**EXERCISE BRIEF:** Your task is to print, exactly and only, the lines from the start of the entries below through the line with "const nRows = 74;". Include both ends, but skip the pictures.

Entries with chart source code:
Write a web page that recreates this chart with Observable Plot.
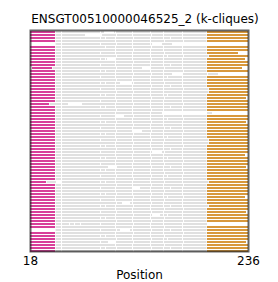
<!DOCTYPE html>
<html><head><meta charset="utf-8">
<script src="https://cdn.jsdelivr.net/npm/d3@7"></script>
<script src="https://cdn.jsdelivr.net/npm/@observablehq/plot@0.6"></script>
<style>body{margin:0;background:#fff}</style>
</head><body><div id="chart"></div>
<script>
const title = "ENSGT00510000046525_2 (k-cliques)";
const xLabel = "Position";
const xTicks = [18, 236];
const nRows = 74;

// magenta block per row (null = none)
const magentaStart = [18,18,18,18,null,18,18,18,18,18,18,18,20,18,18,18,18,18,18,18,18,18,18,18,18,18,18,18,18,18,18,18,18,18,18,18,18,18,18,18,18,18,18,18,18,18,18,18,18,18,18,18,18,18,18,18,18,18,18,18,18,18,18,18,18,18,null,18,18,18,18,18,18,18];
const magentaEnd   = [43,43,43,43,null,43,43,43,43,43,43,43,40,43,43,43,43,43,43,43,43,43,43,43,37,43,43,43,43,43,43,43,43,43,43,43,43,43,43,43,43,43,43,43,43,43,43,43,43,43,34,43,43,43,43,43,43,43,43,43,43,43,43,43,43,43,null,43,43,43,43,43,43,43];
// orange block per row (null = none)
const orangeStart = [195,195,195,195,null,195,195,195,197,195,195,195,195,195,null,195,195,195,195,197,197,195,195,195,195,195,195,null,195,195,195,195,195,195,195,195,197,197,195,195,195,195,195,195,195,195,195,195,195,195,197,195,195,195,195,195,195,195,197,195,195,195,195,195,null,195,195,195,195,195,195,195,195,195];
const orangeEnd   = [236,236,236,236,null,236,236,226,236,233,236,236,230,236,null,236,236,236,236,236,236,236,234,236,236,236,236,null,236,236,234,236,236,236,236,236,236,236,236,236,236,233,236,236,236,234,236,236,236,236,236,236,236,236,236,233,236,236,236,236,234,236,236,236,null,236,236,236,236,236,234,236,236,236];
// where the gray run ends per row
const grayEnd = [194.5,194.5,194.5,194.5,160,194.5,194.5,194.5,196.5,194.5,194.5,194.5,194.5,194.5,206,194.5,194.5,194.5,194.5,196.5,196.5,194.5,194.5,194.5,194.5,194.5,194.5,200,194.5,194.5,194.5,194.5,194.5,194.5,194.5,194.5,196.5,196.5,194.5,194.5,194.5,194.5,194.5,194.5,194.5,194.5,194.5,194.5,194.5,194.5,196.5,194.5,194.5,194.5,194.5,194.5,194.5,194.5,196.5,194.5,194.5,194.5,194.5,194.5,195,194.5,194.5,194.5,194.5,194.5,194.5,194.5,194.5,194.5];
// small white breaks inside each gray run
const grayGaps = [
 [49,88,103,120,138,151,170],
 [49,104,120,139,151,170],
 [49,88,93,103,121,138,151,158,170],
 [49,103,120,138,152,171],
 [49,88,104,120,138],
 [49,93,103,120,139,151,170],
 [49,103,121,138,151,170],
 [49,88,103,120,138,152,170],
 [49,104,120,138,151,155,171],
 [49,88,93,103,120,139,151,170],
 [49,103,121,138,151,170],
 [49,88,103,120,138,151,158,170],
 [49,104,120,138,152,170],
 [49,88,93,103,120,138,151,171],
 [49,103,121,139,151,170,195],
 [49,88,103,120,138,151,155,170],
 [49,104,120,138,151,170],
 [49,88,93,103,121,138,152,170],
 [49,103,120,139,151,158,170],
 [49,88,103,120,138,151,171],
 [49,104,121,138,151,170],
 [49,88,93,103,120,138,151,155,170],
 [49,103,120,139,152,170],
 [49,88,104,120,138,151,170],
 [49,103,121,138,151,171],
 [49,88,93,103,120,138,151,158,170],
 [49,104,120,139,151,170],
 [49,103,120,138,152,170],
 [49,88,103,121,138,151,170],
 [49,103,120,138,151,155,171],
 [49,88,93,104,120,139,151,170],
 [49,103,121,138,151,170],
 [49,88,103,120,138,152,158,170],
 [49,104,120,139,151,171],
 [49,88,93,103,121,138,151,170],
 [49,103,120,138,151,155,170],
 [49,88,104,120,139,152,170],
 [49,103,121,138,151,170],
 [49,88,93,103,120,138,151,171],
 [49,104,120,139,151,158,170],
 [49,88,103,121,138,152,170],
 [49,103,120,138,151,170],
 [49,88,93,104,120,139,151,155,170],
 [49,103,121,138,151,171],
 [49,88,103,120,138,152,170],
 [49,104,120,139,151,158,170],
 [49,88,93,103,121,138,151,170],
 [49,103,120,138,152,171],
 [49,88,104,120,139,151,155,170],
 [49,103,121,138,151,170],
 [49,88,93,103,120,138,152,170],
 [49,104,120,139,151,171],
 [49,88,103,121,138,151,158,170],
 [49,103,120,138,152,170],
 [49,88,93,104,120,139,151,170],
 [49,103,121,138,151,155,171],
 [49,88,103,120,138,152,170],
 [49,104,120,139,151,170],
 [49,88,93,103,121,138,151,158,170],
 [49,103,120,138,152,171],
 [49,88,104,120,139,151,170],
 [49,103,121,138,151,155,170],
 [49,88,93,103,120,138,152,170],
 [49,104,120,139,151,171],
 [49,57,62,68,88,103,121,138,151,170],
 [49,103,120,138,152,170],
 [49,88,104,120,139,151,158,170],
 [49,103,121,138,151,171],
 [49,88,93,103,120,138,152,170],
 [49,104,120,139,151,155,170],
 [49,88,103,121,138,151,171],
 [49,103,120,138,152,170],
 [49,88,93,104,120,139,151,158,170],
 [49,103,121,138,151,170]
];
// longer white holes: [row, from, to]
const grayHoles = [
 [0,92,102],[1,73,90],[4,140,150],[9,95,104],[12,130,138],[14,160,170],
 [17,108,120],[24,56,70],[27,150,195],[28,104,112],[33,120,130],
 [40,140,150],[45,96,104],[50,44,50],[52,120,128],[57,110,118],
 [61,140,148],[64,40,44],[66,108,118],[70,96,104]
];

const rowsIdx = d3.range(nRows);
const magenta = rowsIdx.filter(i => magentaEnd[i] != null)
  .map(i => ({row: i, x1: magentaStart[i], x2: magentaEnd[i]}));
const orange = rowsIdx.filter(i => orangeStart[i] != null)
  .map(i => ({row: i, x1: orangeStart[i], x2: orangeEnd[i]}));
const gray = [];
rowsIdx.forEach(i => {
  let start = (magentaEnd[i] ?? 43) + 0.6;
  const cuts = [
    ...grayGaps[i].map(g => [g, g + 1.0]),
    ...grayHoles.filter(h => h[0] === i).map(h => [h[1], h[2]])
  ].sort((a, b) => a[0] - b[0]);
  for (const [a, b] of cuts) {
    if (a > start) gray.push({row: i, x1: start, x2: Math.min(a, grayEnd[i])});
    start = Math.max(start, b);
  }
  if (grayEnd[i] > start) gray.push({row: i, x1: start, x2: grayEnd[i]});
});

const barH = 0.667;
const chart = Plot.plot({
  width: 278, height: 282,
  marginLeft: 30, marginRight: 30, marginTop: 30, marginBottom: 31,
  style: {fontFamily: "DejaVu Sans", fontSize: "12px", background: "#fff", color: "#000"},
  x: {domain: [18, 236], ticks: xTicks, tickSize: 0, tickPadding: 5, label: null, tickFormat: d => String(d)},
  y: {domain: [0, nRows], range: [31, 31 + 3 * nRows], axis: null},
  marks: [
    Plot.rect(gray, {x1: "x1", x2: "x2", y1: "row", y2: d => d.row + barH, fill: "#e0e0e0"}),
    Plot.rect(magenta, {x1: "x1", x2: "x2", y1: "row", y2: d => d.row + barH, fill: "#d8409a"}),
    Plot.rect(orange, {x1: "x1", x2: "x2", y1: "row", y2: d => d.row + barH, fill: "#d8983c"}),
    Plot.frame({stroke: "#222", strokeOpacity: 0.7, strokeWidth: 2}),
    Plot.text([title], {text: d => d, frameAnchor: "top", lineAnchor: "bottom", dy: -8, dx: 5.5, fontSize: 12, fill: "#000"}),
    Plot.text([xLabel], {text: d => d, frameAnchor: "bottom", lineAnchor: "bottom", dy: 27, fontSize: 12, fill: "#000"})
  ]
});
document.getElementById("chart").appendChild(chart);
</script>
</body></html>
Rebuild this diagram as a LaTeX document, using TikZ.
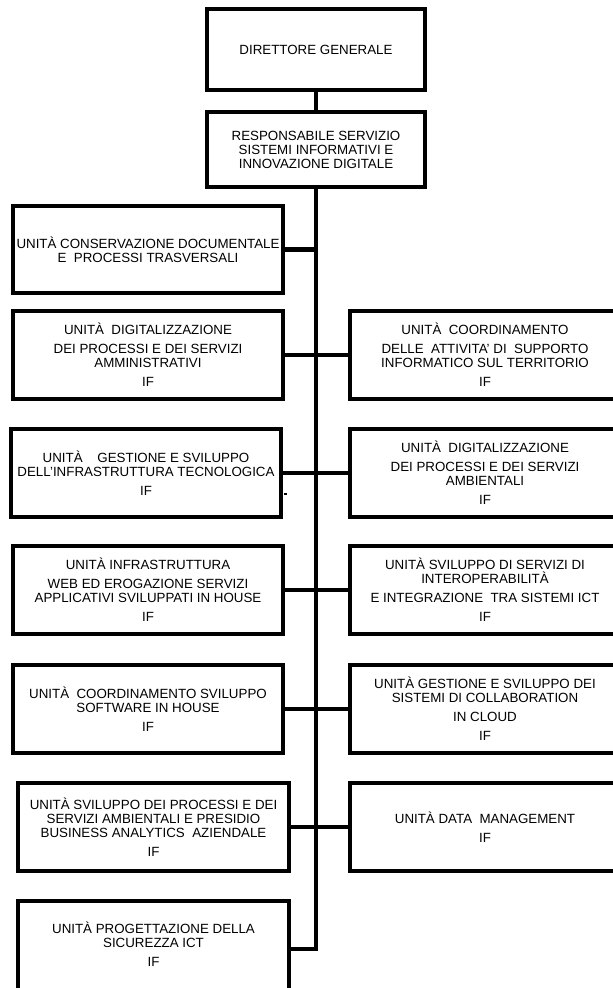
\documentclass[tikz,border=0pt]{standalone}
\usepackage{fontspec}
\setmainfont{Liberation Sans}
\begin{document}
\begin{tikzpicture}[x=0.75pt,y=-0.75pt,
  boxline/.style={line width=3.2pt},
  link/.style={line width=3.2pt},
  unit/.style={draw, line width=3.2pt, inner sep=0pt, outer sep=0pt, align=center,
    font=\fontsize{10pt}{10.5pt}\selectfont, minimum width=202.5pt, minimum height=66pt}]
\useasboundingbox (0,0) rectangle (613,988);
\clip (0,0) rectangle (613,988);
\def\gap{3.75pt}
\node[unit, minimum width=163.5pt, minimum height=60.75pt] (dg) at (316,49.5) {DIRETTORE GENERALE};
\node[unit, minimum width=163.5pt, minimum height=56.25pt] (rs) at (316,149.5) {RESPONSABILE SERVIZIO\\SISTEMI INFORMATIVI E\\INNOVAZIONE DIGITALE};
\node[unit, minimum height=65.25pt] (l1) at (148,249.5) {UNITÀ CONSERVAZIONE DOCUMENTALE\\E\ \ PROCESSI TRASVERSALI};
\node[unit] (l2) at (148,355) {UNITÀ\ \ DIGITALIZZAZIONE\\[\gap]DEI PROCESSI E DEI SERVIZI\\AMMINISTRATIVI\\[\gap]IF};
\node[unit] (r1) at (485,355) {UNITÀ\ \ COORDINAMENTO\\[\gap]DELLE\ \ ATTIVITA’ DI\ \ SUPPORTO\\INFORMATICO SUL TERRITORIO\\[\gap]IF};
\node[unit] (l3) at (146,473) {UNITÀ\ \ \ \ GESTIONE E SVILUPPO\\DELL’INFRASTRUTTURA TECNOLOGICA\\[\gap]IF};
\node[unit] (r2) at (485,473) {UNITÀ\ \ DIGITALIZZAZIONE\\[\gap]DEI PROCESSI E DEI SERVIZI\\AMBIENTALI\\[\gap]IF};
\node[unit] (l4) at (148,590) {UNITÀ INFRASTRUTTURA\\[\gap]WEB ED EROGAZIONE SERVIZI\\APPLICATIVI SVILUPPATI IN HOUSE\\[\gap]IF};
\node[unit] (r3) at (485,590) {UNITÀ SVILUPPO DI SERVIZI DI\\INTEROPERABILITÀ\\[\gap]E INTEGRAZIONE\ \ TRA SISTEMI ICT\\[\gap]IF};
\node[unit] (l5) at (148,709) {UNITÀ\ \ COORDINAMENTO SVILUPPO\\SOFTWARE IN HOUSE\\[\gap]IF};
\node[unit] (r4) at (485,709) {UNITÀ GESTIONE E SVILUPPO DEI\\SISTEMI DI COLLABORATION\\[\gap]IN CLOUD\\[\gap]IF};
\node[unit, minimum width=203.25pt] (l6) at (153.5,827) {UNITÀ SVILUPPO DEI PROCESSI E DEI\\SERVIZI AMBIENTALI E PRESIDIO\\BUSINESS ANALYTICS\ \ AZIENDALE\\[\gap]IF};
\node[unit] (r5) at (485,827) {UNITÀ DATA\ \ MANAGEMENT\\[\gap]IF};
\node[unit, draw=none, minimum width=203.25pt, minimum height=65.25pt] (l7) at (153.5,944.5) {UNITÀ PROGETTAZIONE DELLA\\SICUREZZA ICT\\[\gap]IF};
\draw[boxline] ([yshift=-30pt]l7.south west) |- (l7.north east) -- ([yshift=-30pt]l7.south east);
\coordinate (tend) at (316,949);
\draw[link] (dg.south) -- (rs.north);
\draw[link] (rs.south) -- (tend) -- (tend -| l7.east);
\draw[link] (l1.east) -- (l1.east -| rs.south);
\draw[link] (l2.east) -- (r1.west);
\draw[link] (l3.east) -- (r2.west);
\draw[link] (l4.east) -- (r3.west);
\draw[link] (l5.east) -- (r4.west);
\draw[link] (l6.east) -- (r5.west);
\draw[line width=0.8pt] (284,494) -- (287,494);
\end{tikzpicture}
\end{document}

**WRITTEN SOLUTION:**
Write a web page that recreates this chart with Observable Plot.
<!DOCTYPE html>
<html><head><meta charset="utf-8">
<script src="https://cdn.jsdelivr.net/npm/d3@7"></script>
<script src="https://cdn.jsdelivr.net/npm/@observablehq/plot@0.6"></script>
<style>body{margin:0;background:#fff}</style>
</head><body><div id="chart"></div>
<script>
const title = "ENSGT00510000046525_2 (k-cliques)";
const xLabel = "Position";
const xTicks = [18, 236];
const nRows = 74;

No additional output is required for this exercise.